The original condensers discharge a white rye of unusual character and smoothness, and bottles are available for purchase at the distillery, open Thursday through Saturday for tastings, with tours on Saturday only. Whiskey lightly aged in quarter barrels was just recently added to the lineup.
For anyone with a penchant for history, this is a place unlike any other; a trip back in time on a multi-generation family farm that still has nearly every original building intact. The gristmill, now the oldest standing in Ohio, has been silent since the early 1900s. It contains all the original wooden gearing and those three great millstones, imported from France in 1818 for a princely sum, around $200,000 in today’s currency. The old sawmill has the last log it cut still sitting on the carriage, another nod to the preservationist nature of the Staley family.
The Duers are planting rye on the property once again, bringing the operation a step closer to its agrarian roots, and re-establishing terroir into the process.
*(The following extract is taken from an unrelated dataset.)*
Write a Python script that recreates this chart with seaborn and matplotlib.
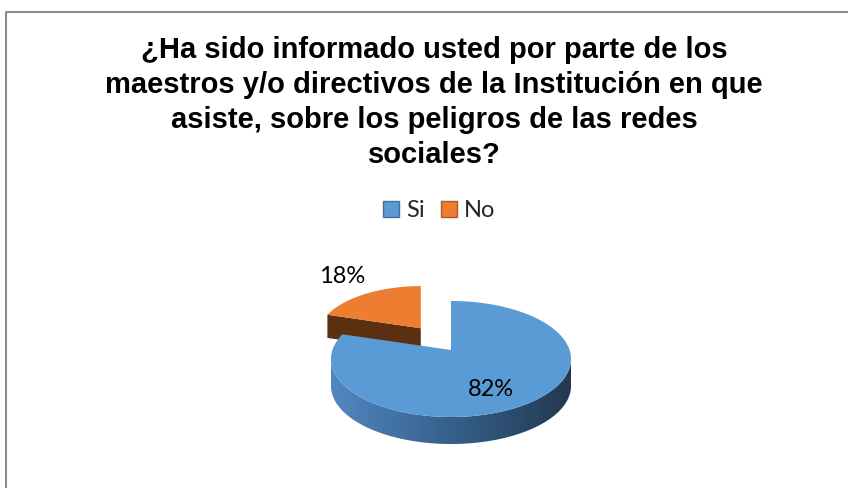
import numpy as np
import matplotlib
matplotlib.use('Agg')
import matplotlib.pyplot as plt
from matplotlib.patches import Polygon, Patch
from matplotlib.colors import LinearSegmentedColormap
import seaborn as sns

# data
labels = ['Si', 'No']
values = [82, 18]
top_colors = ['#5b9bd5', '#ed7d31']
side_colors = [['#5287c1', '#36608a', '#223950'], ['#6b3a17', '#5a3011']]
title_lines = ['¿Ha sido informado usted por parte de los',
               'maestros y/o directivos de la Institución en que',
               'asiste, sobre los peligros de las redes',
               'sociales?']

sns.set_theme(style='white')
plt.rcParams['font.family'] = ['Lato', 'DejaVu Sans']

fig = plt.figure(figsize=(8.48, 4.88), dpi=100)
ax = fig.add_axes([0, 0, 1, 1])
ax.set_xlim(0, 848)
ax.set_ylim(488, 0)
ax.axis('off')

# chart frame (left and top edges visible)
ax.plot([6, 6, 848], [488, 12, 12], color='#8c8c8c', lw=1.5, solid_capstyle='butt')

# title
for i, line in enumerate(title_lines):
    ax.text(434, 58 + 35 * i, line, ha='center', va='baseline', fontsize=21,
            fontweight='bold', family='Liberation Sans', color='black')

# pie geometry (pixel units)
cx, cy = 451, 359
rx, ry = 120, 58
depth = 27
lift = 9          # perspective: apex sits a bit above ellipse centre
explode = [0, 0.47]
scale = [1.0, 0.86]
label_r = [0.62, 1.42]

fracs = np.array(values) / sum(values)
ends = 90 - 360 * np.cumsum(fracs)
starts = ends + 360 * fracs

slices = []
for i in range(len(values)):
    mid = np.radians((starts[i] + ends[i]) / 2)
    ox = explode[i] * rx * np.cos(mid)
    oy = -explode[i] * ry * np.sin(mid)
    slices.append(dict(i=i, mid=mid, c=(cx + ox, cy + oy),
                       a=rx * scale[i], b=ry * scale[i], d=depth * scale[i]))

# back slices first
order = sorted(slices, key=lambda s: -np.sin(s['mid']))
for s in order:
    i = s['i']
    sx, sy = s['c']
    a, b, d = s['a'], s['b'], s['d']
    ax_pt = (sx, sy - lift * scale[i])
    t = np.radians(np.linspace(ends[i], starts[i], 400))
    px = sx + a * np.cos(t)
    py = sy - b * np.sin(t)

    # radial faces
    for ang, nrm in [(starts[i], starts[i] + 90), (ends[i], ends[i] - 90)]:
        if np.sin(np.radians(nrm)) < -1e-6:
            ex = sx + a * np.cos(np.radians(ang))
            ey = sy - b * np.sin(np.radians(ang))
            face = Polygon([ax_pt, (ex, ey), (ex, ey + d), (ax_pt[0], ax_pt[1] + d)],
                           closed=True, facecolor=side_colors[i][-1], edgecolor='none', zorder=2)
            ax.add_patch(face)

    # outer front side with horizontal shading
    vis = np.sin(t) <= 0
    if vis.sum() > 1:
        vx, vy = px[vis], py[vis]
        side_xy = np.concatenate([np.column_stack([vx, vy]),
                                  np.column_stack([vx[::-1], vy[::-1] + d])])
        side = Polygon(side_xy, closed=True, facecolor='none', edgecolor='none')
        ax.add_patch(side)
        cmap = LinearSegmentedColormap.from_list('side%d' % i, side_colors[i])
        grad = np.linspace(0, 1, 256).reshape(1, -1)
        im = ax.imshow(grad, cmap=cmap, aspect='auto', zorder=2,
                       extent=[vx.min(), vx.max(), vy.max() + d, vy.min()])
        im.set_clip_path(side)

    # top surface
    top_xy = np.concatenate([[ax_pt], np.column_stack([px, py])])
    ax.add_patch(Polygon(top_xy, closed=True, facecolor=top_colors[i],
                         edgecolor='none', zorder=3))

    # data label
    lx = sx + label_r[i] * a * np.cos(s['mid'])
    ly = sy - label_r[i] * b * np.sin(s['mid'])
    ax.text(lx, ly, f'{values[i]}%', ha='center', va='center', fontsize=17,
            color='black', zorder=5)

ax.set_xlim(0, 848)
ax.set_ylim(488, 0)

# legend
handles = [Patch(facecolor=top_colors[i], edgecolor='#41719c' if i == 0 else '#ae5a21',
                 label=labels[i]) for i in range(len(labels))]
ax.legend(handles=handles, loc='center', bbox_to_anchor=(0.518, 0.568), ncol=2,
          frameon=False, fontsize=17, handlelength=0.66, handleheight=0.66,
          handletextpad=0.3, columnspacing=0.7, borderpad=0)

fig.savefig('out.png', dpi=100)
Missy and Joe run the place and are assisted by an independent-minded young woman in her own right, the appropriately-named Liberty Watson. She helps carry on the legacy of self-sufficiency established here by Elias Staley almost two centuries past.
Elias would be proud that liberty continues to be a part of his family’s legacy, both literally and figuratively, and that his rye whiskey is flowing again thanks to the ambition, determination, and independent nature of the sixth generation of the Ohio branch of the Staley clan. The deepest roots of American whiskey making are now anchored firmly in the rolling terrain of New Carlisle, Ohio. The Staleys and their long distilling legacy endure.